Pequeña flor (Santiago Mitre)

Vida, muerte y resurrección

El mismo año del estreno de la celebrada Argentina, 1985, el director argentino Santiago Mitre ha presentado una nueva película —acompañado en la escritura del guion de ambos filmes por el prestigioso Mariano Llinás—, en este caso, con un registro completamente diferente. Se trata de Pequeña flor, basada en la novela homónima de Iosi Havilio. Una comedia negra con tintes románticos que, de entrada, podría distinguirse como una curiosa mezcla entre las aproximaciones a las relaciones de pareja de Woody Allen y la exploración del humor absurdo de Quentin Dupieux. No obstante, su interesante punto de partida, por más que intente camuflarse con un guion aparentemente sofisticado, adolece de una evolución previsible y una puesta en escena más bien insulsa.

La premisa inicial parece algo simple: José (Daniel Hendler) es un dibujante de cómics argentino que se acaba de mudar a Francia con Lucie (Vimala Pons), su pareja, que procede de allí. Los problemas en la relación no tardan en aflorar una vez José se queda sin trabajo y, durante el día, debe hacerse cargo de su hija recién nacida mientras Lucie trabaja en exceso en un periódico local por culpa del cual decide ir a una peculiar terapia psicológica. Sin embargo, en un gesto atrevido y sorprendente, a la media hora de relato, se introduce un elemento fantástico relacionado con la resurrección (literal) de uno de los personajes secundarios, quien, de hecho, como se indica en la primera secuencia, está narrando la historia en voz en off.
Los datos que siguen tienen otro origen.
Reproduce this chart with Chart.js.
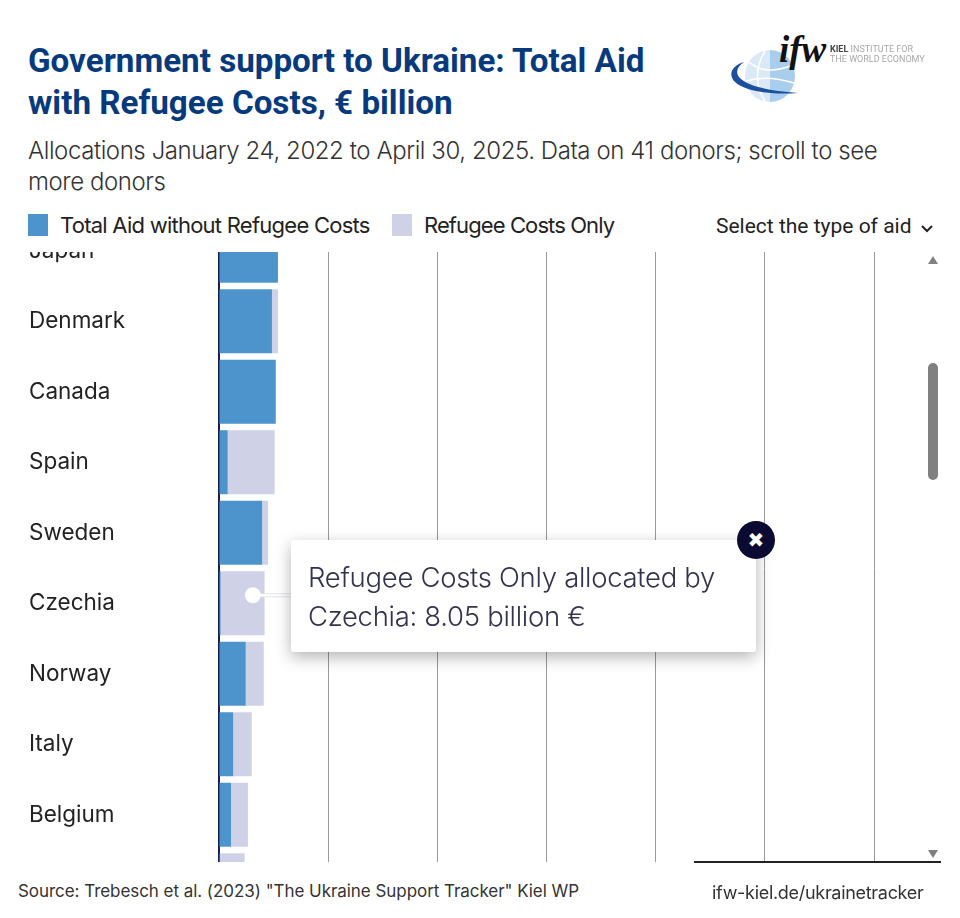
<!DOCTYPE html>
<html>
<head>
<meta charset="utf-8">
<script src="https://cdn.jsdelivr.net/npm/chart.js@4"></script>
<style>
html, body { margin: 0; padding: 0; background: #fff; }
body { position: relative; width: 960px; height: 918px; overflow: hidden; font-family: Inter, sans-serif; }
.abs { position: absolute; white-space: nowrap; }
#title { left: 28px; top: 40px; font: 700 33.2px/42px Roboto, sans-serif; color: #063a7d; }
#sub { left: 28px; top: 135px; font: 300 24px/31px Inter, sans-serif; color: #333; letter-spacing: -0.42px; }
.swatch { width: 20px; height: 22px; top: 214px; }
.leg { top: 212px; font: 400 22px/26px Inter, sans-serif; color: #222; letter-spacing: -0.75px; }
#select { left: 716px; top: 214px; font: 400 21px/24px Roboto, sans-serif; color: #222; }
#plotWrap { left: 0; top: 252px; width: 960px; height: 610px; overflow: hidden; }
#chart { position: absolute; left: 0; top: -53px; }
#baseline { left: 694px; top: 861px; width: 247px; height: 2px; background: #222; }
#thumb { left: 928px; top: 363px; width: 10px; height: 117px; border-radius: 5px; background: #808080; }
#up, #down { left: 928px; width: 0; height: 0; border-left: 5px solid transparent; border-right: 5px solid transparent; }
#up { top: 256px; border-bottom: 8px solid #808080; }
#down { top: 850px; border-top: 8px solid #808080; }
#tip { left: 291px; top: 540px; width: 465px; height: 112px; background: #fff; border-radius: 3px; box-shadow: 0 5px 16px rgba(0,0,0,.3); }
#tipText { left: 17px; top: 18px; font: 300 27.5px/39px Inter, sans-serif; color: #33334d; letter-spacing: -0.3px; }
#close { left: 737px; top: 521px; width: 38px; height: 38px; border-radius: 50%; background: #0a0a33; color: #fff; font: 700 20px/38px "DejaVu Sans", sans-serif; text-align: center; }
#source { left: 18px; top: 880px; font: 400 17px/22px Inter, sans-serif; color: #333; letter-spacing: -0.05px; }
#link { left: 712px; top: 882px; font: 400 18px/22px Inter, sans-serif; color: #333; letter-spacing: -0.3px; }
</style>
</head>
<body>
<div id="title" class="abs">Government support to Ukraine: Total Aid<br>with Refugee Costs, € billion</div>
<svg class="abs" style="left:725px;top:35px" width="210" height="75" viewBox="0 0 210 75">
  <defs><filter id="soft"><feGaussianBlur stdDeviation="0.5"/></filter></defs>
  <g filter="url(#soft)">
    <path d="M45 15 A25 26 0 0 0 45 67 Z" fill="#dbe9f6"/>
    <path d="M45 15 A25 26 0 0 1 45 67 Z" fill="#a9cdec"/>
    <path d="M24 27 C34 36 48 38 68 30 M21 46 C34 42 50 42 69 48 M40 16 C30 32 30 52 40 66" stroke="#fff" stroke-width="1.5" fill="none"/>
    <path d="M19 27 C6 31 3 40 10 47 C20 56 44 60 73 58 C48 56 22 52 14 42 C10 36 13 31 19 27 Z" fill="#1b4f9c"/>
    <text x="105" y="17" font-family="Roboto, sans-serif" font-size="9" fill="#a8a8a8"><tspan font-weight="700" fill="#444">KIEL</tspan> INSTITUTE FOR</text>
    <text x="105" y="27" font-family="Roboto, sans-serif" font-size="9" fill="#a8a8a8">THE WORLD ECONOMY</text>
  </g>
  <text x="54" y="27" font-family="'Liberation Serif', serif" font-style="italic" font-weight="700" font-size="37" fill="#111">ifw</text>
</svg>
<div id="sub" class="abs">Allocations January 24, 2022 to April 30, 2025. Data on 41 donors; scroll to see<br>more donors</div>
<div id="sw1" class="abs swatch" style="left:28px"></div>
<div id="leg1" class="abs leg" style="left:60px"></div>
<div id="sw2" class="abs swatch" style="left:392px"></div>
<div id="leg2" class="abs leg" style="left:424px;letter-spacing:-0.9px"></div>
<div id="select" class="abs">Select the type of aid
  <svg width="12" height="8" viewBox="0 0 12 8" style="margin-left:4px"><path d="M1 1 L6 6 L11 1" stroke="#222" stroke-width="2" fill="none"/></svg>
</div>
<div id="plotWrap" class="abs"><canvas id="chart" width="960" height="738"></canvas></div>
<div id="baseline" class="abs"></div>
<div id="thumb" class="abs"></div>
<div id="up" class="abs"></div>
<div id="down" class="abs"></div>
<div id="tip" class="abs"><div id="tipText" class="abs">Refugee Costs Only allocated by<br>Czechia: 8.05 billion €</div></div>
<div id="close" class="abs">✖</div>
<div id="source" class="abs">Source: Trebesch et al. (2023) "The Ukraine Support Tracker" Kiel WP</div>
<div id="link" class="abs">ifw-kiel.de/ukrainetracker</div>

<script>
const donors = ['Japan', 'Denmark', 'Canada', 'Spain', 'Sweden', 'Czechia', 'Norway', 'Italy', 'Belgium', 'Austria'];
const aidWithoutRefugee = [10.8, 9.7, 10.4, 1.6, 7.9, 0.3, 4.9, 2.6, 2.2, 0.2];
const refugeeOnly = [0, 1.1, 0, 8.6, 1.1, 8.05, 3.3, 3.4, 3.1, 4.5];
const xTicksMax = 120;
const seriesNames = ['Total Aid without Refugee Costs', 'Refugee Costs Only'];
const seriesColors = ['#4c94cb', '#cfd2e6'];

document.getElementById('sw1').style.background = seriesColors[0];
document.getElementById('sw2').style.background = seriesColors[1];
document.getElementById('leg1').textContent = seriesNames[0];
document.getElementById('leg2').textContent = seriesNames[1];

// hovered point of the callout, sits on the Czechia bar
const hoverDonor = 'Czechia';
const hoverValue = 6.2;

const calloutDot = {
    id: 'calloutDot',
    afterDraw(chart) {
        const ctx = chart.ctx;
        const x = chart.scales.x.getPixelForValue(hoverValue);
        const y = chart.scales.y.getPixelForValue(donors.indexOf(hoverDonor)) - 8;
        ctx.save();
        ctx.strokeStyle = '#e4e4ea';
        ctx.lineWidth = 4;
        ctx.beginPath();
        ctx.moveTo(x, y);
        ctx.lineTo(x + 40, y);
        ctx.stroke();
        ctx.strokeStyle = '#fff';
        ctx.lineWidth = 2;
        ctx.stroke();
        ctx.fillStyle = '#fff';
        ctx.beginPath();
        ctx.arc(x, y, 8, 0, Math.PI * 2);
        ctx.fill();
        ctx.restore();
    }
};

new Chart(document.getElementById('chart').getContext('2d'), {
    type: 'bar',
    data: {
        labels: donors,
        datasets: [
            { label: seriesNames[0], data: aidWithoutRefugee, backgroundColor: seriesColors[0] },
            { label: seriesNames[1], data: refugeeOnly, backgroundColor: seriesColors[1] }
        ]
    },
    options: {
        indexAxis: 'y',
        responsive: false,
        animation: false,
        devicePixelRatio: 1,
        barPercentage: 0.906,
        categoryPercentage: 1,
        layout: { padding: { left: 29, right: 86, top: 0, bottom: 0 } },
        plugins: { legend: { display: false }, tooltip: { enabled: false } },
        scales: {
            x: {
                stacked: true,
                min: 0,
                max: xTicksMax,
                ticks: { display: false, stepSize: 20 },
                border: { display: false },
                grid: { color: '#9a9a9a', lineWidth: 1, drawTicks: false }
            },
            y: {
                stacked: true,
                afterFit(scale) { scale.width = 190; },
                ticks: { crossAlign: 'far', color: '#222', font: { family: 'Inter', size: 22.5, weight: '400' } },
                border: { color: '#14204d', width: 2 },
                grid: { display: false }
            }
        }
    },
    plugins: [calloutDot]
});
</script>
</body>
</html>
A través de esta idea se desarrolla una posible resurrección emocional entre José y Lucie. Una especie de reactivación en su monotonía familiar con la que Mitre y Llinás, por momentos, apuntan, ingeniosamente, a la necesidad de desatar aquellos impulsos escondidos en el interior de la naturaleza humana. Un deseo de liberación de ese lado animal que, por un lado, haga más soportable la deprimente cotidianidad del día a día de una clase media estancada en los límites de sus aspiraciones económicas y sociales; pero, por el otro, exteriorice los miedos que les impide ver más allá de unas ambiciones meramente materiales.

Ahora bien, como también ocurre en la ya citada Argentina, 1985, Mitre desperdicia un material argumental y temático provechoso porque prefiere reabastecerse bajos los estándares narrativos y escénicos del género, en el primer filme, los del thriller judicial de corte hollywoodiense, en Pequeña flor, los de la comedia romántica europea. Pese a demostrar que los domina sin problemas, estos quedan limitados por culpa de una falta de creatividad visual latente durante gran parte del metraje, acentuada por torpes soluciones de un montaje picado que aceleran inútilmente el ritmo de la cinta, pero no aportan la economía narrativa necesaria en una historia que termina dando vueltas sobre sí misma.

A fin de cuentas, es como si Pequeña flor, a diferencia de uno de sus personajes o de la relación entre José y Lucie, que reviven una y otra vez a lo largo de la película, muriera pasado su ecuador… y Santiago Mitre nunca pudiera resucitarla.